We did learn a few interesting tidbits about what Newark does with its cameras. In most places where they employ public CCTV - as in London where they have thousands of cameras everywhere in the city - they're either tape-only or occasionally you'll see a smaller number (as in Dalllas) staffed with volunteers. Newark put up just 109 cameras, and their monitoring was staffed by on-duty officers. These hotspot locations were apparently aimed at turf-war zones in an ongoing Crips/Bloods feud about which presumably future episodes will focus.

While Booker and McCarthy credited the cameras with a reduction in murders - and sure enough, they captured some murders on tape - you couldn't identify anyone from the grainy pictures, so the primary benefit seemed to be the ability to immediately dispatch officers. Still, they may be squeezing the maximum effectiveness out of the tactic compared to many other places they're used.

Don't know if we'll watch the rest of the five part series - Kathy agreed the Cory Booker hagiography was pretty over the top and we both thought it needed much tighter editing - but perhaps future episodes tell more about what the police director is doing differently on the ground. Part one was a little like the Mayor's audition tape for "The Bachelor," or perhaps more accurately for New Jersey Governor or Senator, one suspects.


Anonymous said...

I just finished watching the five-part series. As a big fan of "The Wire" about halfway through the first episode I saw how this was supposed to be real-life version of the series. Unfortunately, the producers fell short of that hope.

As Grits pointed out, it became even more obvious in the second episode that the most interesting aspect of the series, a dramatic decrease in the murder rate and how that came about, wasn't going to be given more than a few brief moments throughout. That story was over-shadowed by the producers and director deciding they wanted to mostly make the series a campaign ad for the next Obama. His name is Cory Booker, the Mayor of Newark.

I was also unimpressed with the other major storyline they decided to follow, that of Jayda. This former juvenile delinquent gang member that we're supposed to believe is changing the lives of a small group of young girls she's claiming to mentor. However, what I saw was totally opposite of what the producers were trying to sell...a young woman claiming her desire to mentor girls from choosing the wrong friends and respecting themselves, doing none of that for herself.

We see Jayda, giving speeches to these small groups of girls, from her neighborhood and one a relative about how they need to become strong women and fight back the urges to make bad decisions.
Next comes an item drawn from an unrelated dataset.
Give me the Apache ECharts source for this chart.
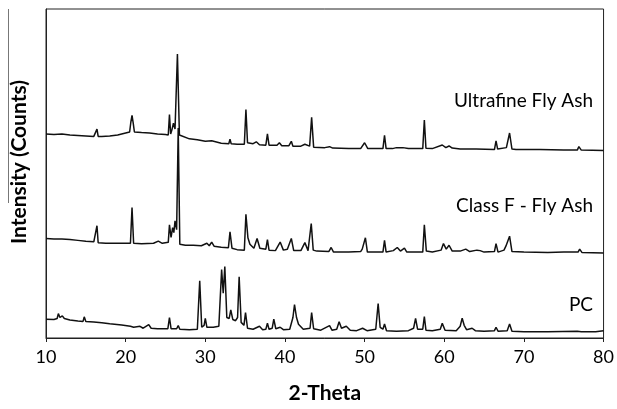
<!DOCTYPE html>
<html>
<head>
<meta charset="utf-8">
<script src="https://cdn.jsdelivr.net/npm/echarts@6/dist/echarts.min.js"></script>
<style>
    html, body { margin: 0; padding: 0; background: #fff; }
    #xrd { width: 617px; height: 409px; }
</style>
</head>
<body>
<div id="xrd"></div>
<script>
// 2-Theta tick labels
var xTicks = [10, 20, 30, 40, 50, 60, 70, 80];
var seriesNames = ['Ultrafine Fly Ash', 'Class F - Fly Ash', 'PC'];

// [2-Theta, intensity] (traces already offset)
var ultrafine = [
    [10.0, 209], [11.0, 208.5], [12.0, 209], [13.0, 208], [14.0, 207.5], [15.0, 207], [16.0, 206.5],
    [16.25, 206.5], [16.4, 214], [16.55, 206.5], [17.0, 206.5], [18.0, 207], [19.0, 208], [20.0, 210],
    [20.5, 211], [20.65, 221], [20.8, 228], [20.95, 220], [21.1, 211], [22.0, 210.5], [23.0, 210],
    [24.0, 209], [25.0, 208.5], [25.35, 208], [25.5, 229], [25.65, 209], [25.8, 213], [26.0, 220],
    [26.2, 214], [26.5, 291], [26.75, 208], [27.0, 206], [28.0, 204], [29.0, 203], [30.0, 201.5],
    [30.8, 202], [31.0, 200.5], [32.0, 199.5], [32.95, 199], [33.1, 203.7], [33.25, 199], [34.0, 198.5],
    [34.9, 198.5], [35.1, 234], [35.3, 200], [36.0, 199], [36.4, 201], [36.8, 198], [37.6, 197.5],
    [37.8, 209], [38.0, 197.5], [39.0, 197.5], [39.3, 200], [39.6, 197], [40.5, 197], [40.8, 201.5],
    [41.0, 196.5], [42.0, 196.5], [42.5, 198.5], [43.1, 196.5], [43.35, 226], [43.6, 195.5], [45.0, 195],
    [45.6, 196], [46.0, 194.5], [48.0, 194], [49.5, 194], [50.0, 200], [50.4, 194], [52.3, 194],
    [52.5, 207.7], [52.7, 194], [53.5, 194], [54.0, 195], [54.8, 195], [55.5, 194], [57.3, 194],
    [57.5, 223.3], [57.7, 194.3], [58.5, 194], [59.75, 197.7], [60.2, 195], [60.6, 196.7], [61.0, 194.5],
    [61.2, 195.5], [62.0, 193.5], [64.0, 193.5], [66.3, 193], [66.5, 202], [66.7, 193.5], [67.8, 195],
    [68.2, 210], [68.5, 193.5], [69.0, 193], [72.0, 193], [75.0, 192.5], [76.7, 192.5], [76.9, 196],
    [77.2, 192.5], [80.0, 192]
];

var classF = [
    [10.0, 102], [11.0, 101.5], [12.0, 101.5], [13.0, 101], [14.0, 100], [15.0, 99], [16.0, 98.5],
    [16.25, 98], [16.4, 115], [16.55, 97.5], [17.5, 97], [19.0, 97], [20.6, 97], [20.8, 133.7],
    [21.0, 97], [22.0, 96.5], [23.5, 97], [24.1, 99.3], [24.6, 97], [25.35, 98], [25.5, 116],
    [25.7, 103], [25.9, 113], [26.05, 108], [26.2, 120], [26.4, 111], [26.6, 215], [26.8, 96],
    [27.5, 95], [28.5, 95], [29.5, 94.5], [30.2, 97], [30.5, 94.5], [30.8, 98.3], [31.1, 94],
    [32.0, 93], [32.9, 92.5], [33.1, 108.7], [33.35, 92], [34.0, 90.5], [34.9, 90], [35.1, 126.7],
    [35.35, 102.7], [35.6, 96], [36.1, 92], [36.5, 102], [36.85, 92], [37.6, 91], [37.8, 100.7],
    [38.0, 90], [38.8, 89.5], [39.4, 98.3], [39.8, 90], [40.3, 91], [40.5, 93], [40.8, 102],
    [41.1, 89.5], [42.0, 89.5], [42.5, 97.7], [42.9, 89.5], [43.1, 91], [43.3, 117.3], [43.55, 90],
    [44.0, 89], [45.5, 88.5], [45.8, 92.7], [46.1, 88], [48.0, 88], [49.5, 88.5], [49.7, 91],
    [49.9, 89], [50.1, 102.7], [50.35, 88], [52.3, 88], [52.5, 100], [52.7, 88], [53.6, 89.5],
    [54.1, 92.7], [54.5, 89], [55.0, 92], [55.3, 88], [57.3, 88], [57.5, 116], [57.75, 89],
    [58.5, 88], [59.6, 90], [59.9, 96.7], [60.25, 91], [60.6, 95], [61.0, 89], [62.0, 89],
    [62.7, 91], [63.2, 88.5], [64.1, 90], [64.5, 89.5], [65.0, 88], [66.3, 88.5], [66.5, 96.7],
    [66.75, 88], [67.5, 90], [67.75, 94.3], [68.0, 96], [68.2, 104.3], [68.5, 88.5], [70.0, 88],
    [73.0, 87.5], [75.0, 88], [76.8, 88], [77.0, 91], [77.3, 87.5], [80.0, 87]
];

var pc = [
    [10.0, 19.3], [11.0, 19], [11.4, 20], [11.55, 25], [11.75, 21], [12.05, 22.7], [12.3, 20],
    [13.0, 18.5], [14.0, 17.5], [14.65, 17], [14.8, 21.7], [15.0, 17], [16.0, 16.5], [17.0, 15.5],
    [18.0, 14.5], [19.5, 13.3], [20.6, 12], [21.0, 11], [21.8, 12], [22.2, 10], [22.9, 13.7],
    [23.2, 10], [24.0, 9.5], [25.3, 9.5], [25.5, 21], [25.7, 9.5], [26.4, 9.5], [26.6, 12.7],
    [26.8, 9], [28.0, 8.5], [29.0, 9], [29.3, 58.7], [29.55, 11], [29.85, 13], [30.0, 20],
    [30.2, 11], [31.0, 11], [31.7, 12], [32.05, 70], [32.25, 46], [32.45, 73.3], [32.7, 21],
    [33.0, 20], [33.2, 28.7], [33.45, 19], [33.8, 17.7], [34.05, 21], [34.25, 62.7], [34.5, 16],
    [34.85, 13], [35.05, 26], [35.3, 10], [36.0, 9], [36.8, 12], [37.2, 8.5], [37.6, 9],
    [37.8, 15.3], [38.0, 9], [38.4, 10], [38.6, 19.3], [38.85, 9.5], [39.4, 11], [39.8, 8.5],
    [40.6, 9], [41.0, 21], [41.2, 34.3], [41.45, 21], [41.7, 14], [42.3, 9], [43.15, 10],
    [43.35, 26], [43.6, 9.5], [44.5, 8], [45.6, 12.7], [45.9, 8], [46.5, 9], [46.8, 16.7],
    [47.1, 10], [47.7, 12], [48.2, 8], [49.0, 7.5], [49.75, 10], [50.3, 7.5], [51.4, 9],
    [51.7, 35.3], [51.95, 11], [52.3, 9], [52.5, 14.3], [52.75, 7.5], [54.0, 7], [55.5, 7.5],
    [56.15, 10], [56.4, 20], [56.65, 9], [57.3, 9], [57.5, 22], [57.7, 8], [58.5, 7.5],
    [59.5, 9], [59.75, 15], [60.1, 8], [61.5, 7.5], [62.0, 12], [62.25, 20.3], [62.5, 13],
    [62.8, 8.5], [63.5, 10], [63.9, 7.5], [65.0, 7], [66.3, 7.5], [66.5, 11], [66.75, 7],
    [67.9, 7.5], [68.2, 14.3], [68.5, 7], [70.0, 6.5], [73.0, 6.5], [76.7, 7], [76.9, 7.7],
    [77.2, 6.5], [79.0, 6.5], [80.0, 7.5]
];

var chart = echarts.init(document.getElementById('xrd'));

function traceSeries(name, data) {
    return {
        name: name,
        type: 'line',
        data: data,
        showSymbol: false,
        symbol: 'none',
        lineStyle: { color: '#111', width: 1.5 },
        animation: false
    };
}

var option = {
    backgroundColor: '#fff',
    animation: false,
    grid: {
        left: 46,
        right: 11,
        top: 9,
        bottom: 63,
        show: true,
        borderColor: '#222',
        borderWidth: 1
    },
    xAxis: {
        type: 'value',
        min: xTicks[0],
        max: xTicks[xTicks.length - 1],
        interval: 10,
        name: '2-Theta',
        nameLocation: 'middle',
        nameGap: 45,
        nameTextStyle: { fontFamily: 'Lato', fontWeight: 'bold', fontSize: 21, color: '#000' },
        axisLine: { lineStyle: { color: '#222', width: 1 } },
        axisTick: { show: true, inside: false, length: 4, lineStyle: { color: '#222' } },
        axisLabel: { fontFamily: 'Lato', fontSize: 18, color: '#000', margin: 10 },
        splitLine: { show: false }
    },
    yAxis: {
        type: 'value',
        min: 0,
        max: 337,
        axisLine: { show: true, lineStyle: { color: '#222', width: 1 } },
        axisTick: { show: false },
        axisLabel: { show: false },
        splitLine: { show: false }
    },
    graphic: [{
        type: 'text',
        left: 9,
        top: 80,
        rotation: Math.PI / 2,
        style: {
            text: 'Intensity (Counts)',
            fontFamily: 'Lato',
            fontWeight: 'bold',
            fontSize: 21,
            fill: '#000'
        }
    }, {
        type: 'line',
        shape: { x1: 8.5, y1: 9, x2: 8.5, y2: 203 },
        style: { stroke: '#777', lineWidth: 1 }
    }, {
        type: 'text',
        right: 24,
        top: 91,
        style: { text: seriesNames[0], fontFamily: 'Lato', fontSize: 19, fill: '#000' }
    }, {
        type: 'text',
        right: 24,
        top: 196,
        style: { text: seriesNames[1], fontFamily: 'Lato', fontSize: 19, fill: '#000' }
    }, {
        type: 'text',
        right: 24,
        top: 295,
        style: { text: seriesNames[2], fontFamily: 'Lato', fontSize: 19, fill: '#000' }
    }],
    series: [
        traceSeries(seriesNames[0], ultrafine),
        traceSeries(seriesNames[1], classF),
        traceSeries(seriesNames[2], pc)
    ]
};

chart.setOption(option);
</script>
</body>
</html>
However, in the next scene she's attending Bloods reunions, throwing gang signs and declaring her forever loyalty to her gang. Besides being pregnant, the other drama going on in her life is her current legal problems. She's trying to get the best deal she can on an Agg. Assault charge. She had beaten another woman so badly that she was left with permanent scaring on her face and missing teeth. Apparently, when the offense occurred 4 years prior (she was an adult at the time), she ran to another state and had just recently returned to Newark assuming (wrongly) that the statute of limitations had run. Of course, she finds out the US Marshals are looking for her. All kinds of screen time was given to her bemoaning that the victim was just being a big pain in her ass for not wanting to drop the charges, and crying about having to possibly do prison time while she's pregnant. Afterall, can't everyone see that she's changed her life!?

She eventually got a deal. Plea to the felony assault and 3 years probation, but no prison time. I read the little blurb at the end of the last scene that stated she had been given a start-up grant for her mentoring program. All I could think was this is the best they can do in finding someone to run a mentoring program with GRANT money? An active Blood gang member, "married" to a CRIP (that part of the story was touted as being some screwed up version of Romeo and Juliet), pregnant, bitching about being held accountable for an outstanding charge for Agg. Assault and proudly announcing her allegiance to her gang. Really? That's what the producers and director believed to be a success story?

To bad they missed the opportunity to possibly focus on one huge aspect of changing any community...the ability to successfully decrease crime.

PirateFriedman said...

I saw the documentary "Street Fight" about Booker's loss to Sharpe James. Newark looks like a total shithole.